→ **Recorded information**:

◆ ◆ ◆ ◆

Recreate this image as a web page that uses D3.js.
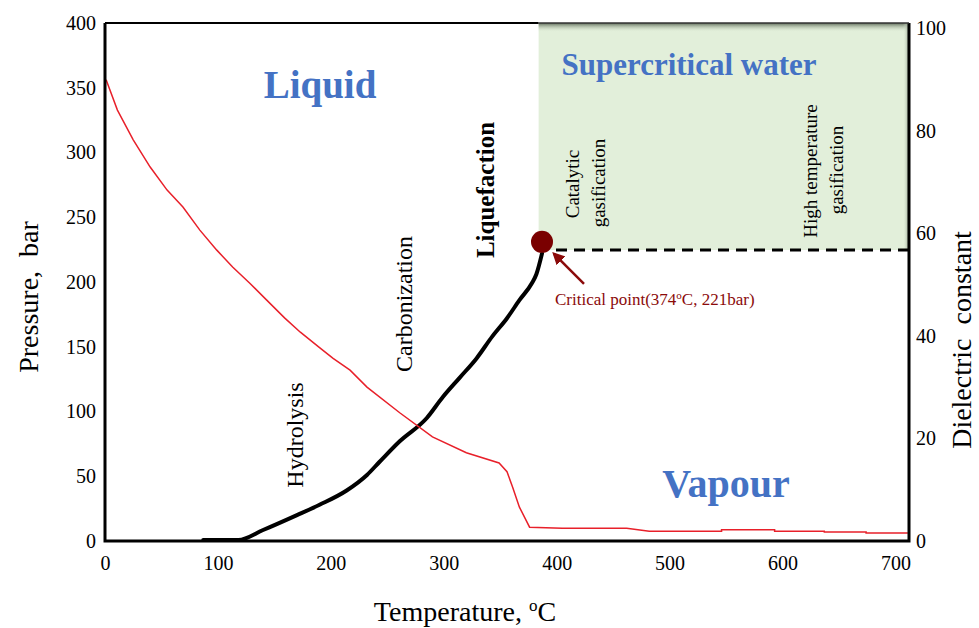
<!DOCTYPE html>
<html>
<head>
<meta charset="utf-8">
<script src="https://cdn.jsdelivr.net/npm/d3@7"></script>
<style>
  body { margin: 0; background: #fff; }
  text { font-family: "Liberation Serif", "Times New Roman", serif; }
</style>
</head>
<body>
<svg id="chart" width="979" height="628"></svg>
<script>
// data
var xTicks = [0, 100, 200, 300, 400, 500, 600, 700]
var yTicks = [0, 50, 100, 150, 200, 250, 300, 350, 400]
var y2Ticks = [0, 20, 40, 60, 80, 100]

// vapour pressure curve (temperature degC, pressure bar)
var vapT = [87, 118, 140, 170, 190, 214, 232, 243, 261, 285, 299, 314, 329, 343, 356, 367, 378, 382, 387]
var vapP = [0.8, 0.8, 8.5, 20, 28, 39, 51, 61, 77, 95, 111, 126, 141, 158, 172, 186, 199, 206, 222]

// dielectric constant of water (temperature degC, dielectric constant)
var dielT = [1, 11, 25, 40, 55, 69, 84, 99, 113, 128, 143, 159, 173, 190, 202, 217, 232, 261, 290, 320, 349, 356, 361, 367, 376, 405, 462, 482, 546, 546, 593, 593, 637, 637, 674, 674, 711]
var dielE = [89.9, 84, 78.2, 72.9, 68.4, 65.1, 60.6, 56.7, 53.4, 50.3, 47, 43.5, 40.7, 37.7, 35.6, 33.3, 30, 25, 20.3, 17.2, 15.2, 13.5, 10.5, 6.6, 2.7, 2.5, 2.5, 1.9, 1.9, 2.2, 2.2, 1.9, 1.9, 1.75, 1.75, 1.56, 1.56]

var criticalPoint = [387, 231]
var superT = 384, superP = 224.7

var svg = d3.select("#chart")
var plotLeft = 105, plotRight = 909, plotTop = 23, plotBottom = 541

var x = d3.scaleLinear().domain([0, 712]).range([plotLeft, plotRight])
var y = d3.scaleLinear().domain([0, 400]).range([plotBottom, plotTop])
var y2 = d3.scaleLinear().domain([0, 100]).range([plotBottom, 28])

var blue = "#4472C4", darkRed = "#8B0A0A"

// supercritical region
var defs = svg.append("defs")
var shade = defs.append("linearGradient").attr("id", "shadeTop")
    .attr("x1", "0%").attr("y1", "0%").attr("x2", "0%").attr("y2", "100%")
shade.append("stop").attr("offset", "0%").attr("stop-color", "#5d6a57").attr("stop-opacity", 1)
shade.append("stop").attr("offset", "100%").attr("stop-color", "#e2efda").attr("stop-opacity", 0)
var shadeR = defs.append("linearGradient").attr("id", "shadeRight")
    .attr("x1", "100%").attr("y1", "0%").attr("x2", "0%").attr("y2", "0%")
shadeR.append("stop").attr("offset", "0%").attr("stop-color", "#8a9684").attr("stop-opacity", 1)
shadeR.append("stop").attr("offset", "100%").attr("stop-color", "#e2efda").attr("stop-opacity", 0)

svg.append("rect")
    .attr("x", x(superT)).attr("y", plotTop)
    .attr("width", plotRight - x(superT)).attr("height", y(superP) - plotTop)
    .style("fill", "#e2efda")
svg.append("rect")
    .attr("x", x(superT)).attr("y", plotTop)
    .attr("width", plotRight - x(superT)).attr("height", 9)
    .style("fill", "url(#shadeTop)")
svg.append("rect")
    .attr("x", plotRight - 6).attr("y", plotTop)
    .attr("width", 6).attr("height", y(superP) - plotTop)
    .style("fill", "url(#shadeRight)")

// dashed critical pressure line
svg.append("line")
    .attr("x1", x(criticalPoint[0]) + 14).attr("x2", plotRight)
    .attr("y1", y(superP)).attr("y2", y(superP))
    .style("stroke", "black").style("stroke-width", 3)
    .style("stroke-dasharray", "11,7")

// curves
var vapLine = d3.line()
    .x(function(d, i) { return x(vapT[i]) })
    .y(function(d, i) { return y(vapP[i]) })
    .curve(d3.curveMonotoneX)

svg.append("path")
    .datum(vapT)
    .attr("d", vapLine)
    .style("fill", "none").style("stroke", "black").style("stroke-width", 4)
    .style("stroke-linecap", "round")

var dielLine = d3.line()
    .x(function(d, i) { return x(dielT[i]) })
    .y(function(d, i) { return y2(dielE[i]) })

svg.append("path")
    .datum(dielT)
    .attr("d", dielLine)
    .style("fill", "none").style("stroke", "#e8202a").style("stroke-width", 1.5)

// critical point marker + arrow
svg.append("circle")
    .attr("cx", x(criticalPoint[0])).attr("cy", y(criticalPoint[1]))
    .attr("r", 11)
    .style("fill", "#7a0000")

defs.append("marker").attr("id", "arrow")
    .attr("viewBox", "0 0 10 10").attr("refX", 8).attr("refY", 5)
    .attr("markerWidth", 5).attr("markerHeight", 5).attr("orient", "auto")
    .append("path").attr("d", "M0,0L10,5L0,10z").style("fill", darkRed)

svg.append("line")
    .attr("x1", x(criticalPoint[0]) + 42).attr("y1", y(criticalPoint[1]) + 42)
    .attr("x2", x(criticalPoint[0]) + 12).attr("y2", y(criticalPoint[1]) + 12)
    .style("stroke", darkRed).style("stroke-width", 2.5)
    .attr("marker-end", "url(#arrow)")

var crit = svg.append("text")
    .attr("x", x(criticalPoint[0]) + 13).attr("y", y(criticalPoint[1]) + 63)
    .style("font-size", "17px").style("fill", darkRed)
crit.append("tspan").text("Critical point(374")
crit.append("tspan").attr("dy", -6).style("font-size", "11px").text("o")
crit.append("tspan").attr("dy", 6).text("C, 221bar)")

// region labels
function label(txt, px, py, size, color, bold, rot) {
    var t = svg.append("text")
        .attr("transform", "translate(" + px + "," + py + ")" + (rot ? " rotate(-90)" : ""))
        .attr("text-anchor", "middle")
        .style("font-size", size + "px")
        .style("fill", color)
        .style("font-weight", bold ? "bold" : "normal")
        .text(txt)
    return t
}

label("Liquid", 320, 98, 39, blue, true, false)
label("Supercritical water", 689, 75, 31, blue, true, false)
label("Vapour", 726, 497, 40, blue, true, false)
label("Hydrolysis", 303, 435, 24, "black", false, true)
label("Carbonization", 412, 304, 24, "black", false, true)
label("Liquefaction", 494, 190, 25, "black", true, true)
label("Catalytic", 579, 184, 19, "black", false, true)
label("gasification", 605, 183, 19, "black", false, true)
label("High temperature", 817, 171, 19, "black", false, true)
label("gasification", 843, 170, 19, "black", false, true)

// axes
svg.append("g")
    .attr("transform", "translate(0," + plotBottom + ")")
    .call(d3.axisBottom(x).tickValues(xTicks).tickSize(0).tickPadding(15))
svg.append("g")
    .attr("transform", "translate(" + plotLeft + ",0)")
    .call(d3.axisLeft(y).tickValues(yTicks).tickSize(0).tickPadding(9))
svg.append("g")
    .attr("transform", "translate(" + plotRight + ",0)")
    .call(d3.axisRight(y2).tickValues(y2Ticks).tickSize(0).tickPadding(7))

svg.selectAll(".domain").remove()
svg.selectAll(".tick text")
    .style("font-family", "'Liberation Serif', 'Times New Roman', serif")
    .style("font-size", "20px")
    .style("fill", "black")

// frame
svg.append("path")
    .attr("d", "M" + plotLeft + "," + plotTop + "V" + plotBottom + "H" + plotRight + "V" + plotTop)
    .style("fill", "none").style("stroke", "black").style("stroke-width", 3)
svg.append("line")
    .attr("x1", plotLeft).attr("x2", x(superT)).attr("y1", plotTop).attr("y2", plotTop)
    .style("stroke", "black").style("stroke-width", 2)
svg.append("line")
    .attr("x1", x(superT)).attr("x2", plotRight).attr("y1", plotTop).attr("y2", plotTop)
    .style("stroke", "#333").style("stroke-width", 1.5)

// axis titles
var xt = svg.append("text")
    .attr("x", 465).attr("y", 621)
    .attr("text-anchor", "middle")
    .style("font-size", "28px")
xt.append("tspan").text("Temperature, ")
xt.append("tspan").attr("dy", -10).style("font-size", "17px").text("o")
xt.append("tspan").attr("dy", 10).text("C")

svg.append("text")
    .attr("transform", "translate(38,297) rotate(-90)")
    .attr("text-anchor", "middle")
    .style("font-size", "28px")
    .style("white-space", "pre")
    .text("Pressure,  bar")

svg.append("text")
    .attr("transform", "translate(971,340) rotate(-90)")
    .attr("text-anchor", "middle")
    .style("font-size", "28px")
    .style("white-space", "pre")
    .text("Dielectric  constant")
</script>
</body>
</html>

◆ ◆ ◆ ◆

Write out again, exactly, the lines from the start of the listing up to the line containing "199, 206, 222]", with both ends and without pictures.

Recreate this image as a web page that uses D3.js.
<!DOCTYPE html>
<html>
<head>
<meta charset="utf-8">
<script src="https://cdn.jsdelivr.net/npm/d3@7"></script>
<style>
  body { margin: 0; background: #fff; }
  text { font-family: "Liberation Serif", "Times New Roman", serif; }
</style>
</head>
<body>
<svg id="chart" width="979" height="628"></svg>
<script>
// data
var xTicks = [0, 100, 200, 300, 400, 500, 600, 700]
var yTicks = [0, 50, 100, 150, 200, 250, 300, 350, 400]
var y2Ticks = [0, 20, 40, 60, 80, 100]

// vapour pressure curve (temperature degC, pressure bar)
var vapT = [87, 118, 140, 170, 190, 214, 232, 243, 261, 285, 299, 314, 329, 343, 356, 367, 378, 382, 387]
var vapP = [0.8, 0.8, 8.5, 20, 28, 39, 51, 61, 77, 95, 111, 126, 141, 158, 172, 186, 199, 206, 222]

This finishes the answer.